▶ **DATA**:
-- Start --

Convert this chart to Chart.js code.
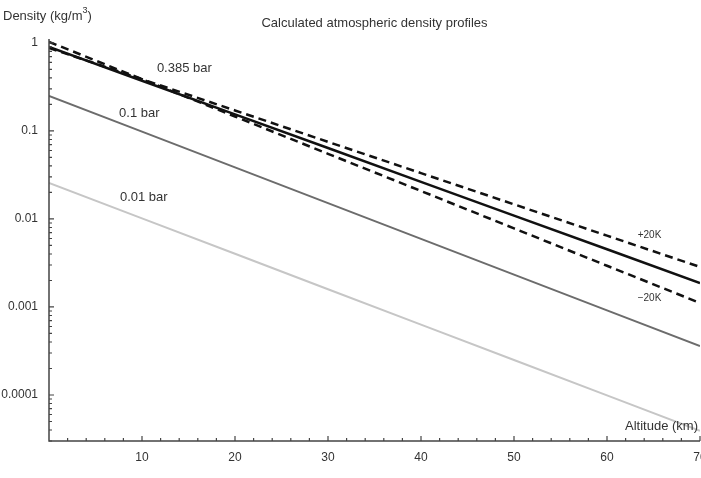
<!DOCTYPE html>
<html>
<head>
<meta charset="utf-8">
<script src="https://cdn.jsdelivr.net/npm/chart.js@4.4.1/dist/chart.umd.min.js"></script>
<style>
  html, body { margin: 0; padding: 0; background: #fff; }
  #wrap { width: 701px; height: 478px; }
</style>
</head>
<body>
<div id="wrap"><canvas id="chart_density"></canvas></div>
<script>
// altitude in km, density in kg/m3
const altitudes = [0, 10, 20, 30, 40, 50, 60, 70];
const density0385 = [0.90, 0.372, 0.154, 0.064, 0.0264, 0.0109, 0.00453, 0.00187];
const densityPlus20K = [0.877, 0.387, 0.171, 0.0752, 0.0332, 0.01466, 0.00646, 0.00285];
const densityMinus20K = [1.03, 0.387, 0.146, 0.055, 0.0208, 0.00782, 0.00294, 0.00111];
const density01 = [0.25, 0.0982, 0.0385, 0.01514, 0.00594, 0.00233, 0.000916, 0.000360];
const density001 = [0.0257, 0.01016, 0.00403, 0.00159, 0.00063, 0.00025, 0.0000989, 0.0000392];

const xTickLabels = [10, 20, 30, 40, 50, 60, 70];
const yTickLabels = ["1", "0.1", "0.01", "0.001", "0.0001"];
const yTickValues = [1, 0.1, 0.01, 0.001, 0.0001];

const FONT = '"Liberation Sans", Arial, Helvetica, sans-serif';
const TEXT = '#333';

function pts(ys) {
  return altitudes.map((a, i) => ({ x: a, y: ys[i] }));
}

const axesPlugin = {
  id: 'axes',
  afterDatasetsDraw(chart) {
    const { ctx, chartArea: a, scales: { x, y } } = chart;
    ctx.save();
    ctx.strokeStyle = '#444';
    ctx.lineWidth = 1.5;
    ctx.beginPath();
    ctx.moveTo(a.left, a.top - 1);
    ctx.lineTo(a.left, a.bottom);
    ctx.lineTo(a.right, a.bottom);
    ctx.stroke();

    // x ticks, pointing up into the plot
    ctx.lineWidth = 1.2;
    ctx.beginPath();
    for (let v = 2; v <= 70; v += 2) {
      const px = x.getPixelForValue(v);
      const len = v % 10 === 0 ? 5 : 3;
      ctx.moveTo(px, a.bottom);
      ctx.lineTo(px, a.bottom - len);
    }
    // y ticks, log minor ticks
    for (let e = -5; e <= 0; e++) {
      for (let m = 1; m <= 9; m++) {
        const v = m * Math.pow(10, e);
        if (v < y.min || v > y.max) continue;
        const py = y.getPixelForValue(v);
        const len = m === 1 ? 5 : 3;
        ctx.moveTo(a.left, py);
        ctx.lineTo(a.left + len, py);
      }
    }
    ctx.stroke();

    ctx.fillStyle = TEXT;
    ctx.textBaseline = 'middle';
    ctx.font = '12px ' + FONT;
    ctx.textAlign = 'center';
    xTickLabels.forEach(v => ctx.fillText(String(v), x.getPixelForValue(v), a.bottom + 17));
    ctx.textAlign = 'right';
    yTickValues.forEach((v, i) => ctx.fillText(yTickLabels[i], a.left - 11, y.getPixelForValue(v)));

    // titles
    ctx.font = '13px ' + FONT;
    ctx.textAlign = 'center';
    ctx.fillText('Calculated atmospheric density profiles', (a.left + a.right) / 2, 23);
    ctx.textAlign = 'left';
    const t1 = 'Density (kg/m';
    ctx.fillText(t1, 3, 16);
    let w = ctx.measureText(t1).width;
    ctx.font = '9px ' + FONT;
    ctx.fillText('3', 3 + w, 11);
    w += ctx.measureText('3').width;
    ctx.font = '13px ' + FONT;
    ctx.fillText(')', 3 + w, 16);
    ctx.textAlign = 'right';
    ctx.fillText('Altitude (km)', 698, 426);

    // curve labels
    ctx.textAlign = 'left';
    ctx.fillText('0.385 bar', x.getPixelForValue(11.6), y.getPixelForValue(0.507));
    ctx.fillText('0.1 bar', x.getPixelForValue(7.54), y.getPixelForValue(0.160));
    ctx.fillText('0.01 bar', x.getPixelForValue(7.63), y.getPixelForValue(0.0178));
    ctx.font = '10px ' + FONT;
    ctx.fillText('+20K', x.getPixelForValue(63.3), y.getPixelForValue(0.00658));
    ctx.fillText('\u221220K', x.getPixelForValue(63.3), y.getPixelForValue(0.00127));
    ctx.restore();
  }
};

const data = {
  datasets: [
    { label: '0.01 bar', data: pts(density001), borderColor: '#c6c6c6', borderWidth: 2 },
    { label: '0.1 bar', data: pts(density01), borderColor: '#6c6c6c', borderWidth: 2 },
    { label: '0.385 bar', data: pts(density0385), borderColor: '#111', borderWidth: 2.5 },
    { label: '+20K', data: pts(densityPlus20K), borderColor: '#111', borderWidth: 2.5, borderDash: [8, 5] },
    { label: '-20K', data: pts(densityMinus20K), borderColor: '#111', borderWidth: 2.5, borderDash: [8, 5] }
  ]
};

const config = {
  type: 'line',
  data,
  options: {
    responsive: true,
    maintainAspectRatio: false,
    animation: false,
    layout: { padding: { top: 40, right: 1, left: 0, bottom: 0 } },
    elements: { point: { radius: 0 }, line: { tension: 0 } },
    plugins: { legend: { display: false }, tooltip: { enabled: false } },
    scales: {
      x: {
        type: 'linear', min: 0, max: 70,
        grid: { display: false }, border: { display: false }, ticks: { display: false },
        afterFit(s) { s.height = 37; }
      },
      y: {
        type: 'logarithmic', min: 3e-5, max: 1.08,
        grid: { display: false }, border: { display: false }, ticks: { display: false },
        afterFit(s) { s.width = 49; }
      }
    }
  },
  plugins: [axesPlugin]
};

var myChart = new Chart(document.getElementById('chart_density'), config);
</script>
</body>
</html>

-- End --

▶ **WHAT THIS TASK INVOLVES**:
From the first line above through the line containing "0.00025, 0.0000989, 0.0000392];", copy everything exactly, without the pictures.

▶ **TASK RESPONSE**:
Convert this chart to Chart.js code.
<!DOCTYPE html>
<html>
<head>
<meta charset="utf-8">
<script src="https://cdn.jsdelivr.net/npm/chart.js@4.4.1/dist/chart.umd.min.js"></script>
<style>
  html, body { margin: 0; padding: 0; background: #fff; }
  #wrap { width: 701px; height: 478px; }
</style>
</head>
<body>
<div id="wrap"><canvas id="chart_density"></canvas></div>
<script>
// altitude in km, density in kg/m3
const altitudes = [0, 10, 20, 30, 40, 50, 60, 70];
const density0385 = [0.90, 0.372, 0.154, 0.064, 0.0264, 0.0109, 0.00453, 0.00187];
const densityPlus20K = [0.877, 0.387, 0.171, 0.0752, 0.0332, 0.01466, 0.00646, 0.00285];
const densityMinus20K = [1.03, 0.387, 0.146, 0.055, 0.0208, 0.00782, 0.00294, 0.00111];
const density01 = [0.25, 0.0982, 0.0385, 0.01514, 0.00594, 0.00233, 0.000916, 0.000360];
const density001 = [0.0257, 0.01016, 0.00403, 0.00159, 0.00063, 0.00025, 0.0000989, 0.0000392];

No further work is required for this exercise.